--- Begin DATASET EXCERPTS ---

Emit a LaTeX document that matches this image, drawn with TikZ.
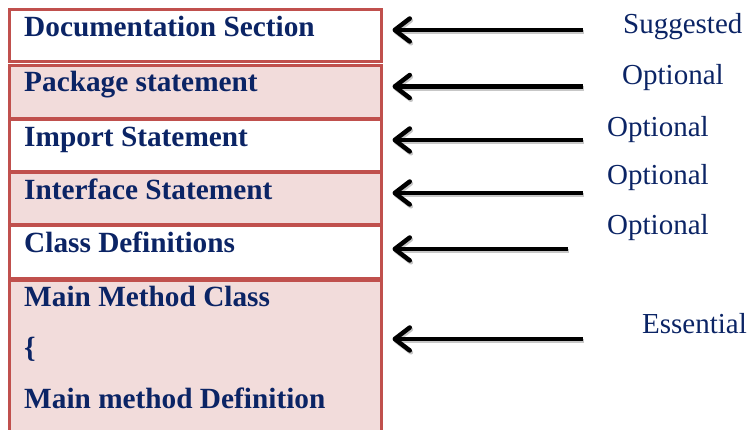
\documentclass[tikz,border=0pt]{standalone}
\usepackage{fontspec}
\setmainfont{Liberation Serif}
\usepackage{xcolor}
\usepackage{tikz}
\usetikzlibrary{arrows.meta,positioning}

\definecolor{boxred}{HTML}{C0504D}
\definecolor{boxpink}{HTML}{F2DCDB}
\definecolor{navy}{HTML}{0B2465}

\begin{document}
\begin{tikzpicture}[
	x=1pt, y=-1pt,
	part/.style={
		rectangle, draw=boxred, line width=3pt,
		minimum width=372pt, anchor=north west,
		inner sep=0pt, outer sep=0pt
	},
	pinkpart/.style={part, fill=boxpink},
	whitepart/.style={part, fill=white},
	ptext/.style={
		anchor=base west, inner sep=0pt,
		font=\fontsize{29.3}{34}\selectfont\bfseries, text=navy
	},
	tag/.style={anchor=base west, inner sep=0pt, font=\fontsize{29}{34}\selectfont, text=navy},
	arr/.style={-{Straight Barb[length=15pt,width=23pt,round]}, line width=4.5pt, black, shorten >=11pt},
	arrshadow/.style={arr, black!22, transform canvas={shift={(1.2pt,-1.8pt)}}}
	]
	\useasboundingbox (0,0) rectangle (750,430);
	%% ─── PROGRAM PARTS ──────────────────────────────────────────────
	\node[whitepart, minimum height=52.5pt] (doc)  at (9.5,9.5)  {};
	\node[pinkpart,  minimum height=53pt]   (pkg)  at (9.5,65.5) {};
	\node[whitepart, minimum height=51.5pt] (imp)  at (9.5,120)  {};
	\node[pinkpart,  minimum height=51.5pt] (intf) at (9.5,173)  {};
	\node[whitepart, minimum height=53pt]   (cls)  at (9.5,226)  {};
	\node[pinkpart,  minimum height=165pt]  (mainpart) at (9.5,281) {};
	
	\node[ptext] (tdoc)  at (24,37)  {Documentation Section};
	\node[ptext] (tpkg)  at (24,92)  {Package statement};
	\node[ptext] (timp)  at (24,147) {Import Statement};
	\node[ptext] (tintf) at (24,200) {Interface Statement};
	\node[ptext] (tcls)  at (24,253) {Class Definitions};
	\node[ptext] (tmain)  at (24,307) {Main Method Class};
	\node[ptext] (tbrace) at (24,357.5) {\char`\{};
	\node[ptext] (tmdef)  at (24,408) {Main method Definition};
	
	%% ─── STATUS LABELS AND POINTERS ─────────────────────────────────
	\node[tag] (lsug)  at (623,34)  {Suggested};
	\node[tag] (lopt1) at (622,85)  {Optional};
	\node[tag] (lopt2) at (607,136.5) {Optional};
	\node[tag] (lopt3) at (607,185) {Optional};
	\node[tag] (lopt4) at (607,235) {Optional};
	\node[tag] (less)  at (642,334) {Essential};
	
	\coordinate (a1) at (583,30);  \coordinate (a2) at (583,86.5);
	\coordinate (a3) at (583,140); \coordinate (a4) at (583,193);
	\coordinate (a5) at (568,249); \coordinate (a6) at (583,339);
	
	\draw[arrshadow] (a1) -- (a1 -| doc.east);  \draw[arr] (a1) -- (a1 -| doc.east);
	\draw[arrshadow] (a2) -- (a2 -| pkg.east);  \draw[arr] (a2) -- (a2 -| pkg.east);
	\draw[arrshadow] (a3) -- (a3 -| imp.east);  \draw[arr] (a3) -- (a3 -| imp.east);
	\draw[arrshadow] (a4) -- (a4 -| intf.east); \draw[arr] (a4) -- (a4 -| intf.east);
	\draw[arrshadow] (a5) -- (a5 -| cls.east);  \draw[arr] (a5) -- (a5 -| cls.east);
	\draw[arrshadow] (a6) -- (a6 -| mainpart.east); \draw[arr] (a6) -- (a6 -| mainpart.east);
\end{tikzpicture}
\end{document}
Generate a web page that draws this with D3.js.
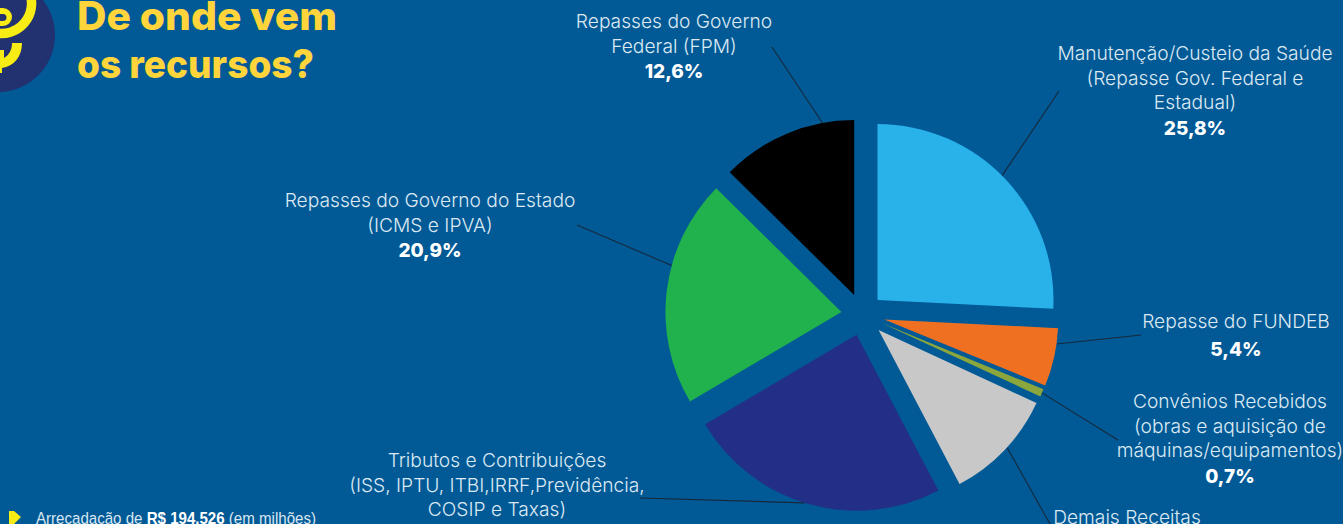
<!DOCTYPE html>
<html><head><meta charset="utf-8">
<script src="https://cdn.jsdelivr.net/npm/d3@7"></script>
<style>html,body{margin:0;padding:0;background:#015a96;overflow:hidden}svg{display:block}</style>
</head><body><svg id="c" width="1343" height="524"></svg>
<script>
const categories=["Manutenção/Custeio da Saúde","Repasse do FUNDEB","Convênios Recebidos","Demais Receitas","Tributos e Contribuições","Repasses do Governo do Estado","Repasses do Governo Federal (FPM)"];
const values=[25.8,5.4,0.7,10.4,24.2,20.9,12.6];
const valueLabels=["25,8%","5,4%","0,7%","10,4%","24,2%","20,9%","12,6%"];
const colors=["#29b1ea","#f07022","#8aa63c","#c8c8c8","#232f86","#21b14d","#000000"];
const labelLines=[["Manutenção/Custeio da Saúde","(Repasse Gov. Federal e","Estadual)"],["Repasse do FUNDEB"],["Convênios Recebidos","(obras e aquisição de","máquinas/equipamentos)"],["Demais Receitas"],["Tributos e Contribuições","(ISS, IPTU, ITBI,IRRF,Previdência,","COSIP e Taxas)"],["Repasses do Governo do Estado","(ICMS e IPVA)"],["Repasses do Governo","Federal (FPM)"]];
const titleLines=["De onde vem","os recursos?"];
const titleWidths=[260,237];

const svg=d3.select("#c");
const W=1343,H=524,cx=862.3,cy=314.5,explode=21;
const labelX=[1195,1236,1230,1127,497,430,674];
const labelY=[60,328,408,524,467,207,28];
const leaderEnd=[[1059,91],[1141,335],[1118,440],[1050,524],[640,498],[577,225],[772,47]];
const leaderFrac=[.485,.27,.5,.47,.515,.61,.77];
const radii=[176,174,175,174,176,176,175];
const extraExplode=[0,1.5,0,1.5,0,0,0];

svg.append("rect").attr("width",W).attr("height",H).attr("fill","#015a96");

// icon
const ic=svg.append("g");
ic.append("circle").attr("cx",-2).attr("cy",35).attr("r",57).attr("fill","#22316f");
ic.append("path").attr("d","M30,-6 A30,30 0 0 1 -4,33").attr("fill","none").attr("stroke","#f7ec13").attr("stroke-width",9.5);
ic.append("path").attr("d","M-2,8 H3 A9,9 0 0 1 3,26 H-2 V21 H3 A3,3 0 0 0 3,14 H-2Z").attr("fill","#f7ec13");
ic.append("path").attr("d","M12,43 H22 C22,57 14,66 2,68 V73 H-2 V50 H4 V58 C9,55 12,50 12,43Z").attr("fill","#f7ec13");

// title
svg.append("g").selectAll("text").data(titleLines).join("text")
 .attr("x",77).attr("y",(d,i)=>30+i*48).attr("fill","#ffd53b")
 .attr("font-family","Inter, Lato, sans-serif").attr("font-weight",800).attr("font-size",39)
 .attr("textLength",(d,i)=>titleWidths[i]).attr("lengthAdjust","spacingAndGlyphs").text(d=>d);

// pie
const pie=d3.pie().sort(null).value(d=>d);
const arcs=pie(values);
const arc=d3.arc().innerRadius(0);
const off=(d,i)=>{const m=(d.startAngle+d.endAngle)/2,e=explode+extraExplode[i];return [cx+e*Math.sin(m),cy-e*Math.cos(m)];};

// leaders
svg.append("g").selectAll("line").data(arcs).join("line")
 .attr("x1",(d,i)=>{const a=d.startAngle+(d.endAngle-d.startAngle)*leaderFrac[i];return off(d,i)[0]+radii[i]*Math.sin(a);})
 .attr("y1",(d,i)=>{const a=d.startAngle+(d.endAngle-d.startAngle)*leaderFrac[i];return off(d,i)[1]-radii[i]*Math.cos(a);})
 .attr("x2",(d,i)=>leaderEnd[i][0]).attr("y2",(d,i)=>leaderEnd[i][1])
 .attr("stroke","#16283c").attr("stroke-width",1.1);

svg.append("g").selectAll("path").data(arcs).join("path")
 .attr("transform",(d,i)=>`translate(${off(d,i)})`)
 .attr("d",(d,i)=>arc.outerRadius(radii[i])(d)).attr("fill",(d,i)=>colors[i]);

// labels
const lh=24.6;
const lab=svg.append("g").attr("text-anchor","middle");
labelLines.forEach((lines,i)=>{
  lines.forEach((t,j)=>lab.append("text").attr("x",labelX[i]).attr("y",labelY[i]+j*lh)
    .attr("fill","#dce9f3").attr("font-family","Inter, Roboto, sans-serif").attr("font-weight",300).attr("font-size",19.2).text(t));
  const vy=labelY[i]+lines.length*lh+(lines.length>1?1:3);
  if(vy<H+10) lab.append("text").attr("x",labelX[i]).attr("y",vy)
    .attr("fill","#fff").attr("font-family","Inter, Roboto, sans-serif").attr("font-weight",800).attr("font-size",19).text(valueLabels[i]);
});

// footnote
svg.append("path").attr("d","M9,511 H14 L21,517 L14,524 H9Z").attr("fill","#f7ec13");
const ft=svg.append("text").attr("transform","translate(36,524) scale(.915,1)").attr("fill","#d9e7f2").attr("font-family","'Liberation Sans', sans-serif").attr("font-size",16.5);
ft.append("tspan").text("Arrecadação de ");
ft.append("tspan").attr("font-weight",700).attr("fill","#fff").text("R$ 194.526");
ft.append("tspan").text(" (em milhões)");
</script></body></html>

--- End DATASET EXCERPTS ---

* _WHAT YOU WILL DO_
Above are the records. Copy every line in them holding "that".

* _CORRECT ANSWER_
Emit a LaTeX document that matches this image, drawn with TikZ.
Generate a web page that draws this with D3.js.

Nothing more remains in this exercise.